The film’s plot revolves around a greedy, scheming man who attempts to gradually drive his new wife insane so that he can eventually steal her murdered aunt’s jewelry. His goal was to make her believe that she was going mad, so that he could have her institutionalized. Inspired by the film’s title, the psychological term ‘gaslighting’ is believed to have been first used by New York Times columnist Maureen Dowd in 1995.
You can spend minutes, hours, days, weeks, or even months over-analyzing a situation, trying to put the pieces together. Or you can just leave the pieces on the floor and move on ~ Tupac Shakur
A ‘gaslighter’ is someone who persistently pushes a false narrative, that makes the gaslighted person question themselves and their reality, or see themselves in a negative light, sometimes to the extent that they question their own worth, judgment, and even their sanity. It can be devastating to someone’s mental health and emotional well-being.
I have noticed an increase in gaslighting experiences among my clients in recent years. It is very much a sign of the times. No wonder the term was chosen as the Merriam-Webster dictionary’s 2022 word of the year!
Gaslighting statements some my clients have endured in their relationships include:
I did it because I really love you.
You are imagining things.
If you genuinely love me, then you will do what I ask you to do.
Stop being so overly sensitive and dramatic!
I really don’t know what you are talking about.
What planet are you from?
I am not the problem here, you are.
You really are insane!
By the way, gaslighting can also occur at work.
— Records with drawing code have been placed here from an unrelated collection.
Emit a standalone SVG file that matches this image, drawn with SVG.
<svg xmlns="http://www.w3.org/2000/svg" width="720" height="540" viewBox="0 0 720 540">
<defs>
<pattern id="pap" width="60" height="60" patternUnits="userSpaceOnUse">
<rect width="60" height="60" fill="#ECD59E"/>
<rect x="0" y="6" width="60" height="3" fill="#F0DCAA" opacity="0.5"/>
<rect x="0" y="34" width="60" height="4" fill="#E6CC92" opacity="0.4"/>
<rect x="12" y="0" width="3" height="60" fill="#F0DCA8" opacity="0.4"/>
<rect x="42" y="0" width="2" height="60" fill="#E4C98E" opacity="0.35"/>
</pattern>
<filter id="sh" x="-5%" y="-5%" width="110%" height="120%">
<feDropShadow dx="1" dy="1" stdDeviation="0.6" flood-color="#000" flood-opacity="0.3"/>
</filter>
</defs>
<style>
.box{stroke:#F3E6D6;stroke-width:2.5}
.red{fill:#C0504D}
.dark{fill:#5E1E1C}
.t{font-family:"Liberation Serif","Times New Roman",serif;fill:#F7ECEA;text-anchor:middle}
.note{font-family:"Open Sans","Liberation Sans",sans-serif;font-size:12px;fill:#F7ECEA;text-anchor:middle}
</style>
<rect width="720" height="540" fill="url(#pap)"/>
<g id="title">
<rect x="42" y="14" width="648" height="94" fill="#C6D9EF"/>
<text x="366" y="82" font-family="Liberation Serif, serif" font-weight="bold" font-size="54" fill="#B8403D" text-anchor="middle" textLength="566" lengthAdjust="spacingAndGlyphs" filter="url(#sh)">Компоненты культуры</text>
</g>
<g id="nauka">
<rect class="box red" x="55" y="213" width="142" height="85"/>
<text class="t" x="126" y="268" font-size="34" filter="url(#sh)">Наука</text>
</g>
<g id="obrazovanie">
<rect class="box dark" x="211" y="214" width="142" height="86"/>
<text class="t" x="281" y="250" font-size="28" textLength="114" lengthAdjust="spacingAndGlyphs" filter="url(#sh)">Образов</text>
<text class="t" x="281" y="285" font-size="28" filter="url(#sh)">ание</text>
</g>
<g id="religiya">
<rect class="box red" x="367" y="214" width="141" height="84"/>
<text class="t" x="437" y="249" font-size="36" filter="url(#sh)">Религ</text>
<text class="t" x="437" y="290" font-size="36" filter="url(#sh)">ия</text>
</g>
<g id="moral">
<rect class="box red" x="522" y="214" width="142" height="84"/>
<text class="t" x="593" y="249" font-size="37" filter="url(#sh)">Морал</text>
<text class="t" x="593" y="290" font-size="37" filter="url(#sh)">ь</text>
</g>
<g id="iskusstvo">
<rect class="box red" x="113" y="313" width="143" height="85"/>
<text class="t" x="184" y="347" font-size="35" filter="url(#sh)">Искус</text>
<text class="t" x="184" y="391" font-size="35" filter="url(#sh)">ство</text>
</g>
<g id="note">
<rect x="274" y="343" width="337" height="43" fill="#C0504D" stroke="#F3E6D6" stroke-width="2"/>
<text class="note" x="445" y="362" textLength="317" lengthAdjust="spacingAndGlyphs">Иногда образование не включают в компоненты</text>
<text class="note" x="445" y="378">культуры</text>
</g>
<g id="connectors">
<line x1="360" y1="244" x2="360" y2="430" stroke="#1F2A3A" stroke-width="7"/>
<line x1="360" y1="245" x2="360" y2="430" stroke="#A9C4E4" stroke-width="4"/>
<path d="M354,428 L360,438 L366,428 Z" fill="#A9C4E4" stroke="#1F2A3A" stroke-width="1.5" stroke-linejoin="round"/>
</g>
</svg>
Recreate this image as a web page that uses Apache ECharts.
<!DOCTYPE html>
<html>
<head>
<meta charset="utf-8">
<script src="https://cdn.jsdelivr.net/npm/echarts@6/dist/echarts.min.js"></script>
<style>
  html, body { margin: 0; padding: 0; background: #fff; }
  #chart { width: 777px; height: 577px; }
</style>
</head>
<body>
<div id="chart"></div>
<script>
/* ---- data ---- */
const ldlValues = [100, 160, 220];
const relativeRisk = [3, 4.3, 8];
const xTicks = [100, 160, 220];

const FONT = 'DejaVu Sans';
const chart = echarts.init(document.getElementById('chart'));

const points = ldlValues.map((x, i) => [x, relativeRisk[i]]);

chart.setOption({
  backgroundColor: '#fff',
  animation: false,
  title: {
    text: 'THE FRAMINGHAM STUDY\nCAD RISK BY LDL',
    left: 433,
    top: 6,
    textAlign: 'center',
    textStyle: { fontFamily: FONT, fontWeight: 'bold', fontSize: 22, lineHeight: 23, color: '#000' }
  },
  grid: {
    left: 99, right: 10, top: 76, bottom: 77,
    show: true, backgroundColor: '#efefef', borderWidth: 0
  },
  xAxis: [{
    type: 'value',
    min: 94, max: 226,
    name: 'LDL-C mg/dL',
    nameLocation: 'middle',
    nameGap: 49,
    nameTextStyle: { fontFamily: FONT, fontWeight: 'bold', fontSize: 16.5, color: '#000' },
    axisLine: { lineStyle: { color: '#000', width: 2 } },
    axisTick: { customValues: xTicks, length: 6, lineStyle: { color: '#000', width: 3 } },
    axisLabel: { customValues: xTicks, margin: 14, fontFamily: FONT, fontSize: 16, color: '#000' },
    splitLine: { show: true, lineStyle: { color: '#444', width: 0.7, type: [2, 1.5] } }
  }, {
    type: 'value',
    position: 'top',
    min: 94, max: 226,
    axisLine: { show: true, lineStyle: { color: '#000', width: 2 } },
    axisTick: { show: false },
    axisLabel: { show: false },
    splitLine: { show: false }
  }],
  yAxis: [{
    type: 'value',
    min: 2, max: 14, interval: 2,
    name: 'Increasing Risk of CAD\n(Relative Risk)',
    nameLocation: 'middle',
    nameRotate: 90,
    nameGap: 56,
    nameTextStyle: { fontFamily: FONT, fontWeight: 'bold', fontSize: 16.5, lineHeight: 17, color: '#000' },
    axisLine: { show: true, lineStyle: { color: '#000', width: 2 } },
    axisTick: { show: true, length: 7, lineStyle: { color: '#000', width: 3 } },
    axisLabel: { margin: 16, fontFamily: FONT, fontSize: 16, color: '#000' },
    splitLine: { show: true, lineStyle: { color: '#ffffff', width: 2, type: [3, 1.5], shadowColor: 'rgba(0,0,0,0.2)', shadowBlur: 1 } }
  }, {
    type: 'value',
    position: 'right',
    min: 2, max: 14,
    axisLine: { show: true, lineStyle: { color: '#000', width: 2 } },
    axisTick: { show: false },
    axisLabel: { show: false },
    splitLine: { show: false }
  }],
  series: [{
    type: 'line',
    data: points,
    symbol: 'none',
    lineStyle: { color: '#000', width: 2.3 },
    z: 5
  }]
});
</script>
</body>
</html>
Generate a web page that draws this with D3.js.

For example, a coworker might spread a false rumor about you, so that you end up having to take the blame for something they did.
Gaslighting is sheer manipulation, a conscious intent to ‘brainwash,’ and nothing less than psychological abuse. The best way to prevent falling victim to it is to remain vigilant in your interactions with others, so that you can recognize it when it happens. That way you have a chance to do something about it early on, before you end up no longer knowing which way is up!
Being taken for granted is an unpleasant but sincere form of praise. Ironically, the more reliable you are, and the less you complain, the more likely you are to be taken for granted ~ Gretchen Rubin
The safest and best way to deal with a gaslighter is to disengage and avoid them completely. If you cannot avoid them, keep interactions short and to the point. Cut short the conversation if necessary.
Most of all, protecting yourself from gaslighting is very difficult if you lack self-belief and self-trust. People who do not know or trust themselves are easier to gaslight. Build your self-awareness and confidence, learn to think for yourself, stand firm in your views, build a strong support network, and share your truth when necessary. Never give away your personal power to anyone.
Gameplaying
Gameplayers, particularly in relationships, are people who engage with you only when it suits them. They smooth talk, constantly dish out compliments, bring you gifts, show lots of interest when they are with you, and even tell you deeply they care about you.
But you never get to meet their family or friends. They are secretive about their life outside your relationship and seldom talk much about themselves. And as much as they tell you they are really into you, they don’t add you on their social media. Most of all, they only spend time with you when it suits them. You are always on their schedule. They can be the life of the party, but are rarely serious about settling down.
How do you handle a gameplayer? Well, that is easy. Never take them seriously.